## EXERCISE DIRECTIONS:
Give back exactly the lines from the beginning of the listing below to the line holding "0.086, 0, 0];", both ends included; the pictures stay out.

## SOURCE EXCERPT:

◆ ◆ ◆ ◆

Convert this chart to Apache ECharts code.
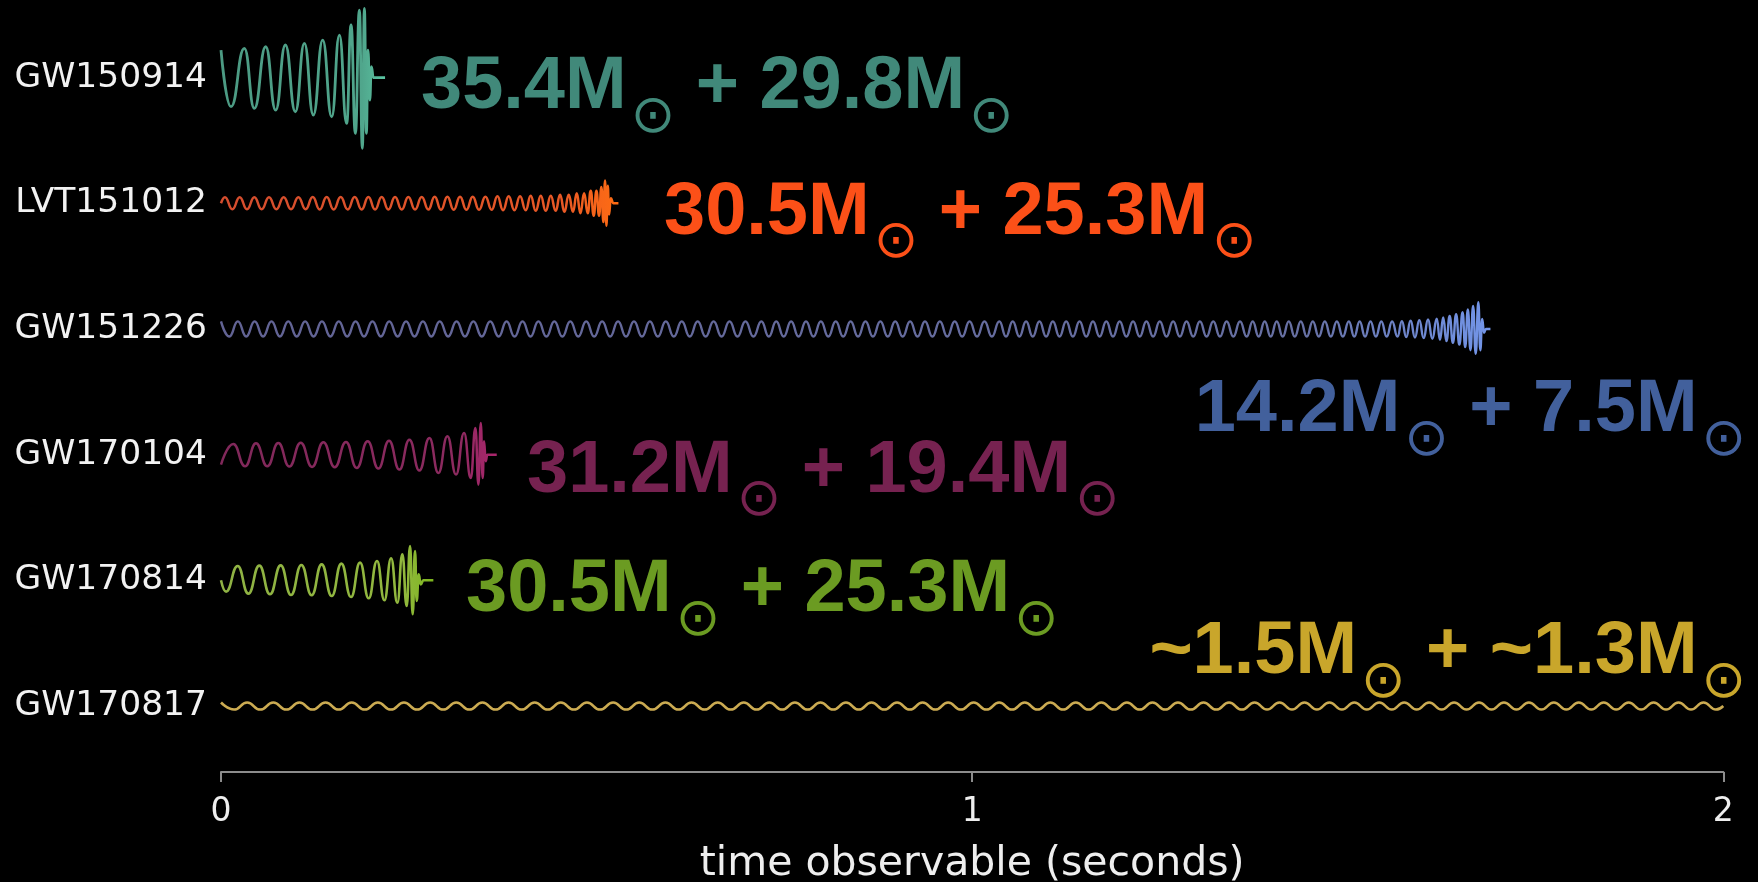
<!DOCTYPE html>
<html><head><meta charset="utf-8">
<script src="https://cdn.jsdelivr.net/npm/echarts@6/dist/echarts.min.js"></script>
<style>html,body{margin:0;padding:0;background:#000;}#c{width:1758px;height:882px;}</style>
</head><body><div id="c"></div>
<script>
// ---------------- data ----------------
const events = ['GW150914', 'LVT151012', 'GW151226', 'GW170104', 'GW170814', 'GW170817'];
const rowValues = [5, 4, 3, 2, 1, 0];
const massA = ['35.4', '30.5', '14.2', '31.2', '30.5', '~1.5'];
const massB = ['29.8', '25.3', '7.5', '19.4', '25.3', '~1.3'];
const timeTicks = [0, 1, 2];
// sign of the first extremum and amplitude used before the listed amplitudes (row units)
const firstSign = [1, -1, 1, -1, 1, 1];
const baseAmp = [0.22, 0.05, 0.06, 0.08, 0.1, 0.028];

const gw150914Times = [0, 13.3, 31.1, 44.4, 59.5, 72.8, 85.7, 99.0, 111.0, 122.9, 135.4, 147.4, 157.6, 167.3, 173.1, 178.9, 184.2, 188.2, 190.9, 193.5, 195.7, 198.0, 200.2, 202.8, 218.4];
const gw150914Amps = [0.219, 0.232, 0.232, 0.245, 0.245, 0.259, 0.259, 0.272, 0.272, 0.298, 0.298, 0.312, 0.338, 0.365, 0.418, 0.444, 0.537, 0.563, 0.55, 0.444, 0.219, 0.179, 0.086, 0, 0];

const lvt151012Times = [0, 5.3, 15.1, 24.9, 34.6, 44.4, 54.1, 63.9, 73.7, 83.4, 93.2, 103.0, 112.7,
  122.1, 131.4, 140.7, 150.0, 159.3, 168.7, 178.0, 187.3,
  196.2, 205.1, 213.9, 222.8, 231.7, 240.6, 249.4, 258.3, 267.2, 276.1,
  284.5, 292.9, 301.4, 309.8, 318.2, 326.7, 335.1, 343.5, 352.0, 360.4,
  368.0, 375.5, 383.0, 390.6, 398.1, 405.7,
  412.3, 419.0, 425.7, 432.3, 439.0, 445.6,
  451.4, 457.2, 462.9, 468.7, 473.6, 478.5, 483.4, 488.2, 492.2, 496.2, 499.8, 503.3,
  506.4, 509.1, 511.3, 513.1, 514.9, 516.6, 518.9, 522.4, 529.1];
const lvt151012Amps = [0,
  0.048, 0.048, 0.048, 0.048, 0.048, 0.048, 0.048, 0.048, 0.048, 0.048, 0.048, 0.048,
  0.049, 0.049, 0.049, 0.049, 0.049, 0.049, 0.049, 0.049,
  0.050, 0.050, 0.050, 0.050, 0.050, 0.050, 0.050, 0.050, 0.050, 0.050,
  0.052, 0.052, 0.052, 0.052, 0.052, 0.052, 0.052, 0.052, 0.052, 0.052,
  0.055, 0.055, 0.055, 0.055, 0.055, 0.055,
  0.060, 0.060, 0.060, 0.060, 0.060, 0.060,
  0.068, 0.068, 0.068, 0.068, 0.080, 0.080, 0.080, 0.080, 0.100, 0.100, 0.100, 0.100,
  0.13, 0.15, 0.18, 0.18, 0.14, 0.09, 0.04, 0, 0];

const gw151226Times = [0, 11.2, 22.4, 33.6, 44.8, 56, 67.2, 78.4, 89.6, 100.8, 112, 123.2, 134.4, 145.6, 156.8, 168, 179.2, 190.4, 201.6, 212.8, 224, 235.2, 246.4, 257.6, 268.8, 280, 291.2, 302.4, 313.6, 324.8, 336, 347.2, 358.4, 369.6,
  380.2, 390.8, 401.4, 412, 422.6, 433.2, 443.8, 454.4, 465, 475.6, 486.2, 496.8, 507.4, 518, 528.6, 539.2, 549.8, 560.4, 571, 581.6, 592.2, 602.8, 613.4, 624, 634.6, 645.2, 655.8, 666.4, 677, 687.6, 698.2, 708.8, 719.4,
  729.3, 739.2, 749.1, 759, 768.9, 778.8, 788.7, 798.6, 808.5, 818.4, 828.3, 838.2, 848.1, 858, 867.9, 877.8, 887.7, 897.6, 907.5, 917.4, 927.3, 937.2, 947.1, 957, 966.9, 976.8, 986.7, 996.6, 1006.5, 1016.4, 1026.3, 1036.2,
  1045.1, 1054, 1062.9, 1071.8, 1080.7, 1089.6, 1098.5, 1107.4, 1116.3, 1125.2, 1134.1, 1143, 1151.9, 1160.8, 1169.7, 1178.6, 1187.5, 1196.4, 1205.3, 1214.2, 1223.1, 1232, 1240.9, 1249.8, 1258.7, 1267.6, 1276.5, 1285.4, 1294.3, 1303.2, 1312.1, 1321, 1329.9, 1338.8, 1347.7, 1356.6, 1365.5,
  1373.5, 1381.5, 1389.5, 1397.5, 1405.5, 1413.5, 1421.5, 1429.5, 1437.5, 1445.5, 1453.5, 1461.5, 1469.5, 1477.5, 1485.5, 1493.5, 1501.5,
  1508.7, 1515.9, 1523.1, 1530.3, 1537.5, 1544.7, 1551.9, 1559.1, 1566.3,
  1572.1, 1577.9, 1583.7, 1589.5, 1595.3, 1601.1, 1606.9, 1612.7, 1618.5,
  1622.8, 1627.1, 1631.4, 1635.7, 1640, 1644.3, 1648.6, 1652.9,
  1656.4, 1659.9, 1663.4, 1666.9, 1670.4, 1673.9,
  1676.5, 1679, 1681.5, 1684, 1690];
const gw151226Amps = [0.062, 0.064, 0.066, 0.068, 0.070, 0.072, 0.075, 0.078, 0.082,
  0.086, 0.091, 0.097, 0.103, 0.110, 0.117, 0.125, 0.134,
  0.144, 0.156, 0.169, 0.183, 0.198, 0.212,
  0.17, 0.08, 0.03, 0, 0];

const gw170104Times = [0, 16.4, 32.0, 46.6, 61.7, 76.3, 91.0, 106.1, 121.2, 136.3, 151.4, 166.4, 180.7, 195.3, 209.5, 223.7, 237.5, 250.8, 264.1, 277.4, 289.4, 301.4, 312.9, 323.6, 332.5, 338.7, 342.7, 345.8, 348.4, 350.2, 352.4, 354.6, 367.1];
const gw170104Amps = [0.080, 0.085, 0.093, 0.090, 0.093, 0.093, 0.095, 0.095, 0.098, 0.098, 0.101, 0.101, 0.106, 0.106, 0.111, 0.111, 0.119, 0.119, 0.127, 0.133, 0.146, 0.146, 0.159, 0.172, 0.186, 0.212, 0.239, 0.252, 0.186, 0.106, 0.053, 0, 0];

const gw170814Times = [0, 6.7, 22.2, 36.4, 51.0, 65.2, 79.5, 93.2, 107.0, 120.7, 134.0, 147.4, 160.2, 173.1, 185.1, 196.6, 207.7, 217.5, 226.4, 234.8, 241.4, 247.2, 251.7, 255.2, 258.3, 260.5, 263.2, 265.9, 269.4, 282.7];
const gw170814Amps = [0, 0.090, 0.114, 0.106, 0.117, 0.111, 0.119, 0.117, 0.122, 0.119, 0.127, 0.125, 0.133, 0.133, 0.141, 0.143, 0.154, 0.159, 0.175, 0.178, 0.207, 0.204, 0.273, 0.270, 0.233, 0.164, 0.048, 0.032, 0, 0];

const gw170817Times = [0, 17.4, 34.8, 52.2, 69.6, 87.0, 104.4, 121.8, 139.2, 156.6, 174.0, 191.4, 208.8, 226.2, 243.6, 261.0, 278.4, 295.8, 313.2, 330.6, 348.0, 365.4, 382.8, 400.2, 417.6, 435.0, 452.4, 469.8, 487.2, 504.6, 522.0, 539.4, 556.8, 574.2, 591.6, 609.0, 626.4, 643.8, 661.2, 678.6, 696.0,
  713, 730, 747, 764, 781, 798, 815, 832, 849, 866, 883, 900, 917, 934, 951, 968, 985, 1002, 1019, 1036, 1053, 1070, 1087, 1104, 1121, 1138, 1155, 1172, 1189, 1206, 1223, 1240, 1257, 1274, 1291, 1308, 1325, 1342, 1359, 1376,
  1392.6, 1409.2, 1425.8, 1442.4, 1459.0, 1475.6, 1492.2, 1508.8, 1525.4, 1542.0, 1558.6, 1575.2, 1591.8, 1608.4, 1625.0, 1641.6, 1658.2, 1674.8, 1691.4, 1708.0, 1724.6, 1741.2, 1757.8, 1774.4, 1791.0, 1807.6, 1824.2, 1840.8, 1857.4, 1874.0, 1890.6, 1907.2, 1923.8, 1940.4, 1957.0, 1973.6, 1990.2,
  2000];
const gw170817Amps = [0];

const waveTimes = [gw150914Times, lvt151012Times, gw151226Times, gw170104Times, gw170814Times, gw170817Times];
const waveAmps = [gw150914Amps, lvt151012Amps, gw151226Amps, gw170104Amps, gw170814Amps, gw170817Amps];

// ---------------- styling ----------------
const textColors = ['#41897a', '#fc5018', '#42609c', '#762250', '#6b9b22', '#c9a62b'];
const G = (a, b, c) => new echarts.graphic.LinearGradient(0, 0, 1, 0, [{offset: 0, color: a}, {offset: 0.85, color: b}, {offset: 1, color: c}]);
const lineColors = [
  G('#4c9a83', '#50a68c', '#5cc8a5'),
  G('#d44d2e', '#e85826', '#ff6d12'),
  G('#626394', '#6770a3', '#7396ea'),
  G('#80285a', '#8c2a5f', '#ad256d'),
  G('#8fb244', '#92b83e', '#7ab51a'),
  '#cbab52'
];
const lineWidths = [2.8, 2.5, 2.4, 2.5, 2.6, 2.6];

function buildWave(i) {
  const times = waveTimes[i], amps = waveAmps[i];
  const off = times.length - amps.length;
  return times.map((ms, k) => {
    const a = k < off ? baseAmp[i] : amps[k - off];
    const s = (k % 2 === 0 ? 1 : -1) * firstSign[i];
    return [ms / 1000, rowValues[i] + s * a];
  });
}

const series = events.map((name, i) => ({
  type: 'line', name,
  data: buildWave(i),
  smooth: 0.5, smoothMonotone: 'x',
  showSymbol: false, symbol: 'none',
  lineStyle: {color: lineColors[i], width: lineWidths[i]},
  silent: true, z: 2
}));

const annoX = [421, 664, 1746, 527, 466, 1746];
const annoMid = [88, 213.5, 411, 471.4, 591, 653];
const annoAlign = ['left', 'left', 'right', 'left', 'left', 'right'];

const graphic = massA.map((a, i) => ({
  type: 'text', x: annoX[i], y: annoMid[i] - 37, z: 10,
  style: {
    text: '{m|' + a + 'M}{s|\u2299}{m| + ' + massB[i] + 'M}{s|\u2299}',
    align: annoAlign[i], verticalAlign: 'top',
    rich: {
      m: {fontFamily: 'Liberation Sans', fontWeight: 'bold', fontSize: 74, lineHeight: 74, verticalAlign: 'top', fill: textColors[i], color: textColors[i]},
      s: {fontFamily: 'DejaVu Sans', fontSize: 53, lineHeight: 134, verticalAlign: 'middle', fill: textColors[i], color: textColors[i], padding: [0, 0, 0, 4]}
    }
  }
}));

const chart = echarts.init(document.getElementById('c'), null, {renderer: 'canvas'});
chart.setOption({
  backgroundColor: '#000',
  animation: false,
  grid: {left: 221, right: 34.7, top: 0, bottom: 110, containLabel: false, outerBoundsMode: 'none'},
  xAxis: {
    type: 'value', min: 0, max: 2, interval: 1,
    axisLine: {show: true, onZero: false, lineStyle: {color: '#8c8c8c', width: 2}},
    axisTick: {show: true, length: 10, lineStyle: {color: '#8c8c8c', width: 2}},
    axisLabel: {color: '#eeeeee', fontSize: 33, fontFamily: 'DejaVu Sans', margin: 24,
      customValues: timeTicks, formatter: v => String(v)},
    splitLine: {show: false},
    name: 'time observable (seconds)', nameLocation: 'middle', nameGap: 72,
    nameTextStyle: {color: '#eeeeee', fontSize: 41, fontFamily: 'DejaVu Sans'}
  },
  yAxis: {
    type: 'value', min: -0.525, max: 5.617,
    axisLine: {show: false}, axisTick: {show: false}, splitLine: {show: false},
    axisLabel: {show: true, color: '#f2f2f2', fontSize: 34.5, fontFamily: 'DejaVu Sans', margin: 14,
      customValues: rowValues, formatter: v => events[rowValues.indexOf(v)]}
  },
  series,
  graphic
});
</script>
</body></html>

◆ ◆ ◆ ◆

## WRITTEN RESPONSE:
Convert this chart to Apache ECharts code.
<!DOCTYPE html>
<html><head><meta charset="utf-8">
<script src="https://cdn.jsdelivr.net/npm/echarts@6/dist/echarts.min.js"></script>
<style>html,body{margin:0;padding:0;background:#000;}#c{width:1758px;height:882px;}</style>
</head><body><div id="c"></div>
<script>
// ---------------- data ----------------
const events = ['GW150914', 'LVT151012', 'GW151226', 'GW170104', 'GW170814', 'GW170817'];
const rowValues = [5, 4, 3, 2, 1, 0];
const massA = ['35.4', '30.5', '14.2', '31.2', '30.5', '~1.5'];
const massB = ['29.8', '25.3', '7.5', '19.4', '25.3', '~1.3'];
const timeTicks = [0, 1, 2];
// sign of the first extremum and amplitude used before the listed amplitudes (row units)
const firstSign = [1, -1, 1, -1, 1, 1];
const baseAmp = [0.22, 0.05, 0.06, 0.08, 0.1, 0.028];

const gw150914Times = [0, 13.3, 31.1, 44.4, 59.5, 72.8, 85.7, 99.0, 111.0, 122.9, 135.4, 147.4, 157.6, 167.3, 173.1, 178.9, 184.2, 188.2, 190.9, 193.5, 195.7, 198.0, 200.2, 202.8, 218.4];
const gw150914Amps = [0.219, 0.232, 0.232, 0.245, 0.245, 0.259, 0.259, 0.272, 0.272, 0.298, 0.298, 0.312, 0.338, 0.365, 0.418, 0.444, 0.537, 0.563, 0.55, 0.444, 0.219, 0.179, 0.086, 0, 0];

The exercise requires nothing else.